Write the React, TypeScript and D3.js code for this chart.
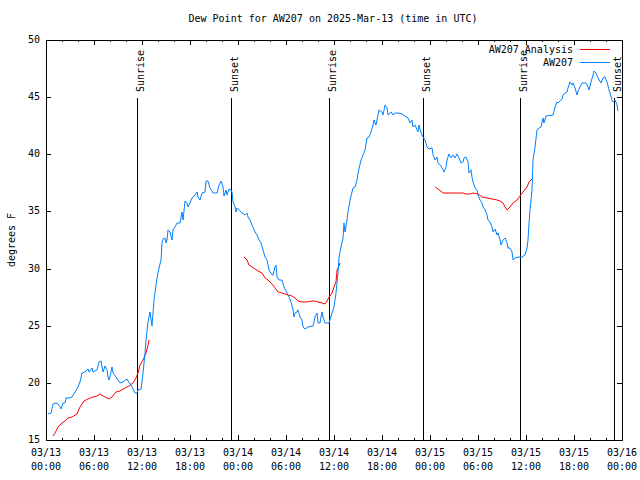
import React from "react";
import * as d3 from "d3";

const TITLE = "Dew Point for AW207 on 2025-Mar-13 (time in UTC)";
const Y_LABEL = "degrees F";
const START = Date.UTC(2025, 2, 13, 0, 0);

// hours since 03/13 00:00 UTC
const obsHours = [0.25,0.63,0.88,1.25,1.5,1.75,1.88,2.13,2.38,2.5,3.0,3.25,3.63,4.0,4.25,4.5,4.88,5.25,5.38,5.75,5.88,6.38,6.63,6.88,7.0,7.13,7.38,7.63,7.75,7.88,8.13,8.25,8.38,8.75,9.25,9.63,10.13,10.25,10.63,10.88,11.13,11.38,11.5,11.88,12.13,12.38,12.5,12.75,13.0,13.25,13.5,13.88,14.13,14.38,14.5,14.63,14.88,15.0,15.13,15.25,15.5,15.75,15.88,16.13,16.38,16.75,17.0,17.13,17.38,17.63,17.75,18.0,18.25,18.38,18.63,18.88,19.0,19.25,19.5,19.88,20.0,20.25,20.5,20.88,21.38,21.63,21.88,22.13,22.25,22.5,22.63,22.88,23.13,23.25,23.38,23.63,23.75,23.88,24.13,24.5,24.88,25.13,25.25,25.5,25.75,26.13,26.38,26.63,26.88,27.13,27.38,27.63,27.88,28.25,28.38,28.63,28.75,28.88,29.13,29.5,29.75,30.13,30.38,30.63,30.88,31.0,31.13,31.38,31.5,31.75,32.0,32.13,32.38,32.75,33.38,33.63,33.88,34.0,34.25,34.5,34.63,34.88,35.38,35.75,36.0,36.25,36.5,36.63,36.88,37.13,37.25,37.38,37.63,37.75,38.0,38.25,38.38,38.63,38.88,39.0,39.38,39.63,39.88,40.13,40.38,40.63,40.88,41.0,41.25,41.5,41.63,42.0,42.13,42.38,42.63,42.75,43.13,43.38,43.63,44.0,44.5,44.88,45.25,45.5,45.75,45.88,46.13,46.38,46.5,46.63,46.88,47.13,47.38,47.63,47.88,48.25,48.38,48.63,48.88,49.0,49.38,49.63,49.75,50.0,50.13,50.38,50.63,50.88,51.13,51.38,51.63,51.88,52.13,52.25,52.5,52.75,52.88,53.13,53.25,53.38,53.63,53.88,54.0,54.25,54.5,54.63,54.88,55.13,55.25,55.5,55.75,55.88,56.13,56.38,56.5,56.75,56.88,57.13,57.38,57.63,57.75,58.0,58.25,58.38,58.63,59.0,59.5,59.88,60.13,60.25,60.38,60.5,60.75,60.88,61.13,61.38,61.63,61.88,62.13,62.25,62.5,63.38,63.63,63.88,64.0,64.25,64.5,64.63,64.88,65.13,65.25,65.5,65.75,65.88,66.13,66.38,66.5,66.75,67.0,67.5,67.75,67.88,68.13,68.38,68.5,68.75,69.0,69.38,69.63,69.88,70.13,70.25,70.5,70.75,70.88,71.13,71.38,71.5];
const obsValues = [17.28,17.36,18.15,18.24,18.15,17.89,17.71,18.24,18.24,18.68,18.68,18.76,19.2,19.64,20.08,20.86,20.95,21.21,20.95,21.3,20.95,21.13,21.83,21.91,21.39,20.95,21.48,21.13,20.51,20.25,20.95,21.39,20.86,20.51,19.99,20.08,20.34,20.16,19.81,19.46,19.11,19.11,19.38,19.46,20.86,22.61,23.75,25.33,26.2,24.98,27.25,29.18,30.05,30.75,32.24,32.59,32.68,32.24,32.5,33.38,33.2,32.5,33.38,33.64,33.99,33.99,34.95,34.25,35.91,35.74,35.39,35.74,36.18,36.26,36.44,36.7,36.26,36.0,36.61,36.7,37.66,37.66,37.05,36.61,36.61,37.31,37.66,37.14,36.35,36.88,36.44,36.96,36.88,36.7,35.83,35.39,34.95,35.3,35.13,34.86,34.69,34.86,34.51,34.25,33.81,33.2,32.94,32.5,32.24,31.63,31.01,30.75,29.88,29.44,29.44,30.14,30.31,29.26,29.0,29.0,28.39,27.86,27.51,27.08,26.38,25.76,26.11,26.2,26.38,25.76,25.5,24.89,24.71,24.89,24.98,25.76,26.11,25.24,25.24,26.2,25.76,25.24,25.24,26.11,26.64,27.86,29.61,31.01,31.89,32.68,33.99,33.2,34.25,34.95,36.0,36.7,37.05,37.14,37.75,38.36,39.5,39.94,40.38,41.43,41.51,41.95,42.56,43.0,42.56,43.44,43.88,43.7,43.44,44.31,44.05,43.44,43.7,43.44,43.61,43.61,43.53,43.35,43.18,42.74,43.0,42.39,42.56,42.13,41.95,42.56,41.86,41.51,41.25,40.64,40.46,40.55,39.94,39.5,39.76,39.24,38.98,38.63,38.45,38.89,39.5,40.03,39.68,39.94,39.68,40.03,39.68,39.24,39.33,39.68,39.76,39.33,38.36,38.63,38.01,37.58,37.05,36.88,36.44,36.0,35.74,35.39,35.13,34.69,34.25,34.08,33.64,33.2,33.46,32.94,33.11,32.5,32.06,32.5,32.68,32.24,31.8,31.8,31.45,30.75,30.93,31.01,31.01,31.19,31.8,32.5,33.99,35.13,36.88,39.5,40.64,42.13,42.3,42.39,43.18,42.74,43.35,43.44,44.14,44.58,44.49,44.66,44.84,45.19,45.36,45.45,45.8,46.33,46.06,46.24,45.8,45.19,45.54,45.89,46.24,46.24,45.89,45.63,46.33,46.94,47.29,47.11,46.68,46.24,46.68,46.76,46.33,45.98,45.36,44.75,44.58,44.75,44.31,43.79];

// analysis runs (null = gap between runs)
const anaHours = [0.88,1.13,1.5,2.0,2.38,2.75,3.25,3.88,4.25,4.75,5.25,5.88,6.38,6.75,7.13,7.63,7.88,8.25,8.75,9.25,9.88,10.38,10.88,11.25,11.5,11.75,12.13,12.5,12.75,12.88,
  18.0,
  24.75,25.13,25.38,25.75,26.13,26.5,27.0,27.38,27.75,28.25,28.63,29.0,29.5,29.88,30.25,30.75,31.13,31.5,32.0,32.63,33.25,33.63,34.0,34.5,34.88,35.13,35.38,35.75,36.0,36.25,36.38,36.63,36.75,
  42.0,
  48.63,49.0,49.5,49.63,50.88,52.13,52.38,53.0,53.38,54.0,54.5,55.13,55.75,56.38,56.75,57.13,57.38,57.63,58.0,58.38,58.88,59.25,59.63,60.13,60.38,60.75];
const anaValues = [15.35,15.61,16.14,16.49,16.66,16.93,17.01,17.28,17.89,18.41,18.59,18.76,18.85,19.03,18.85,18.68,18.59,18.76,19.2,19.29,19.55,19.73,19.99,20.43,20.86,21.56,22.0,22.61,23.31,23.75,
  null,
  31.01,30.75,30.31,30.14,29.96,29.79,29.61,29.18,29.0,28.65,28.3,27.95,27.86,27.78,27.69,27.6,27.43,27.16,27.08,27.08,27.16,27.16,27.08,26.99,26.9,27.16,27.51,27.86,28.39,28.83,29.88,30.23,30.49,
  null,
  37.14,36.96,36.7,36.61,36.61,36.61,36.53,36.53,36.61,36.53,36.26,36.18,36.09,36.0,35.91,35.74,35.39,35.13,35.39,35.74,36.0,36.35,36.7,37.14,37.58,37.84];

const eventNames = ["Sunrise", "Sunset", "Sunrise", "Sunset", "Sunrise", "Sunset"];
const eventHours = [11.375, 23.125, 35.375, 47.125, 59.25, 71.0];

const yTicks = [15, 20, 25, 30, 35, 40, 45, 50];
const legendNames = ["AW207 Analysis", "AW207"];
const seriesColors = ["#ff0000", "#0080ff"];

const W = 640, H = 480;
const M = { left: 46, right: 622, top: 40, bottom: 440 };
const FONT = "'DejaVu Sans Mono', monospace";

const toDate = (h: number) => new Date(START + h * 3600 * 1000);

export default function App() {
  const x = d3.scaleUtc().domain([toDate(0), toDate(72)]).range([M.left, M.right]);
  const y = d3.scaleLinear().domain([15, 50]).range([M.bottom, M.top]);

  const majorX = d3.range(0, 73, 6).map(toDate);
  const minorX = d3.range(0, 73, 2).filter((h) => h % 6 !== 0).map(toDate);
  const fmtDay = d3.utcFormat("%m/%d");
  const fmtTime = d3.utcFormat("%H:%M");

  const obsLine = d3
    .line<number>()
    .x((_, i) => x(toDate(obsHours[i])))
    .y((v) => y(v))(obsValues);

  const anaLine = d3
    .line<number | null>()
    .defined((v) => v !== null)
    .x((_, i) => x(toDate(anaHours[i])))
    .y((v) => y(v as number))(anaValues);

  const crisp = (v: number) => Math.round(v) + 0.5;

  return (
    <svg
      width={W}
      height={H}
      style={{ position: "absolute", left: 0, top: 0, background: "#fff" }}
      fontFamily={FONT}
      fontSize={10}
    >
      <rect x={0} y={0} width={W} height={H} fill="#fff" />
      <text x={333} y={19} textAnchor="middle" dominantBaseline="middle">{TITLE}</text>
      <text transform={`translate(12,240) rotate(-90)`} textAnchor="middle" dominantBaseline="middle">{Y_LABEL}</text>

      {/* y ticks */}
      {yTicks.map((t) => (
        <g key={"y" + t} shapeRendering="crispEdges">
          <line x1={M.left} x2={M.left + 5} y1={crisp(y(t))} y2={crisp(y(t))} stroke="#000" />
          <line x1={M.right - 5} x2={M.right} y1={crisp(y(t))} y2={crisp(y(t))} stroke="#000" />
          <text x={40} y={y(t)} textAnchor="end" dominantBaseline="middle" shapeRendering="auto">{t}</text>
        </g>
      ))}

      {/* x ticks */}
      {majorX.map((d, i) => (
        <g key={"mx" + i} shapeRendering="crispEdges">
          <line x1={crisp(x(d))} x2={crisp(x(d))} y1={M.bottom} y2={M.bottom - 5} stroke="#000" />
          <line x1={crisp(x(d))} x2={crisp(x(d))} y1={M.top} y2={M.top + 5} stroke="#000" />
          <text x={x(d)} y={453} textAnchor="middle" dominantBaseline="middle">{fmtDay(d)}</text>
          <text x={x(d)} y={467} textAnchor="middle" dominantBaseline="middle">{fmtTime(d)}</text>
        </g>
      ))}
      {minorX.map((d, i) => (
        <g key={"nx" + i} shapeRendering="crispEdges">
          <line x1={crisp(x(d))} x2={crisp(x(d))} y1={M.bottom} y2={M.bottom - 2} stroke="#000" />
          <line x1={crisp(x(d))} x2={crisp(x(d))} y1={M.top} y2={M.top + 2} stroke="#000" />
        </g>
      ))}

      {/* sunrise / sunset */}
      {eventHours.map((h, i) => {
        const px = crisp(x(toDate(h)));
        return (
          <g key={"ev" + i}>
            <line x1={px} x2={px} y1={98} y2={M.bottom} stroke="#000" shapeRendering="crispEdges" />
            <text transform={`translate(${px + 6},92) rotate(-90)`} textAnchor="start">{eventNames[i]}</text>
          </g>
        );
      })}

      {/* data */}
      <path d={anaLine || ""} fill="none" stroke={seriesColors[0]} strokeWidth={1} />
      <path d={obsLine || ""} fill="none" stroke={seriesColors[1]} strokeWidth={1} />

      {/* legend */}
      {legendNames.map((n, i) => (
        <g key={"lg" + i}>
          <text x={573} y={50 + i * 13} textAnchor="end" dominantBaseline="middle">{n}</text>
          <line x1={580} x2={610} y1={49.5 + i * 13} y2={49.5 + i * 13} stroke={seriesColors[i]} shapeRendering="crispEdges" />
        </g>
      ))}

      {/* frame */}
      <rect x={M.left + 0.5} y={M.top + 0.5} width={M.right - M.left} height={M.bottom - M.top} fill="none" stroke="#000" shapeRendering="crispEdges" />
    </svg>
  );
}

**Prompt:** Scan the data for the word "React" and copy every line where it shows up.

**Task output:**
Write the React, TypeScript and D3.js code for this chart.
import React from "react";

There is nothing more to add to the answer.